Hi all you guys (and gals?)!

First:

It has come to my ...frustration... that a webpage consisting of images 
which can't be found are annoying to fetch from freenet. The problem is 
(as most of you probably know) that the fproxy returns a HTML-page with a 
metadata-updater to refresh the data after a certain interval. This is not 
parsed when read into a img-tag in HTML, and therefore it seems as the 
data is corrupt.

This approach of using a webpage for retrying is _very_ informative 
(well.. could be better than it is, but still better than just "404").


Second:

Fetching large amounts of images (galleries) or other data (TFE is my 
first thought) is slow of two causes.

1) When the number of connections the browser makes to the fproxy at once 
is low, just a few keys will be retrieved and decoded at once. This is 
ineffective.

2) When using a big number of connections instead makes the transfer slow, 
since there's more sockets to keep track of and more threads to feed with 
CPU-cycles for the fproxy/node and the browser.



Now... here is a suggestion of how to change both of these.

Use the "Redirect"-header of the HTTP-protocol.
A simple algorithm:

1) For a connection C, check if data is being downloaded.
      If not, download the data/add download to queue
2) If data not retrieved in 30 seconds, set Redirect to the same URL
      and close socket. Continue to get data in background.

Now, let's assume that the webbrowser uses a maximum of one connection and 
round robin to alternate between requests. Then only one connection to the 
fproxy is used at once and all images get an equal amount of time.

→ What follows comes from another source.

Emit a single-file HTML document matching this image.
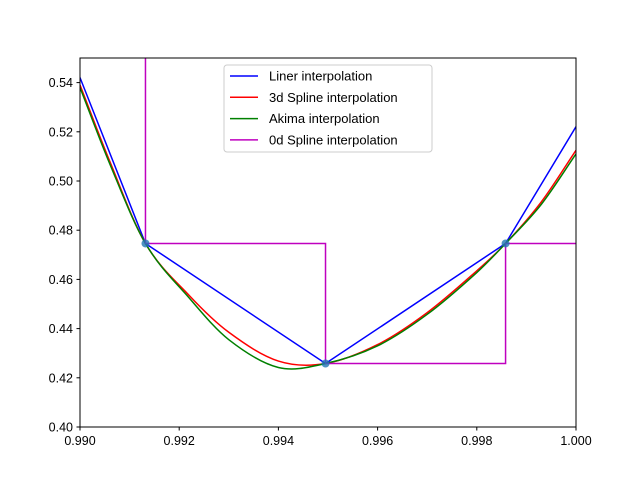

If, however, the webbrowser just queues the requests and bangs until the 
first are done until it gives up, the difference will be that new 
connections for new retries will be made every 30 seconds.
So; no bigger loss.


The main downside is that a browser maybe never gets done loading the data 
if the key is lost forever. How should this be solved? A countup after the 
URL the rdirection goes to, so after a set number of retries, the 
statuspage shows instead?

Also, for htmlpages, it's better to use the statuspage (but with more 
information). Some kind of auto-sensening maybe? but this is a pain for 
download managers.

Maybe some statuscode in the HTTP-tags here as well, so the 
download manager tries one more time.

Suggestions?

It was just a instant idea followed by some brainstorming.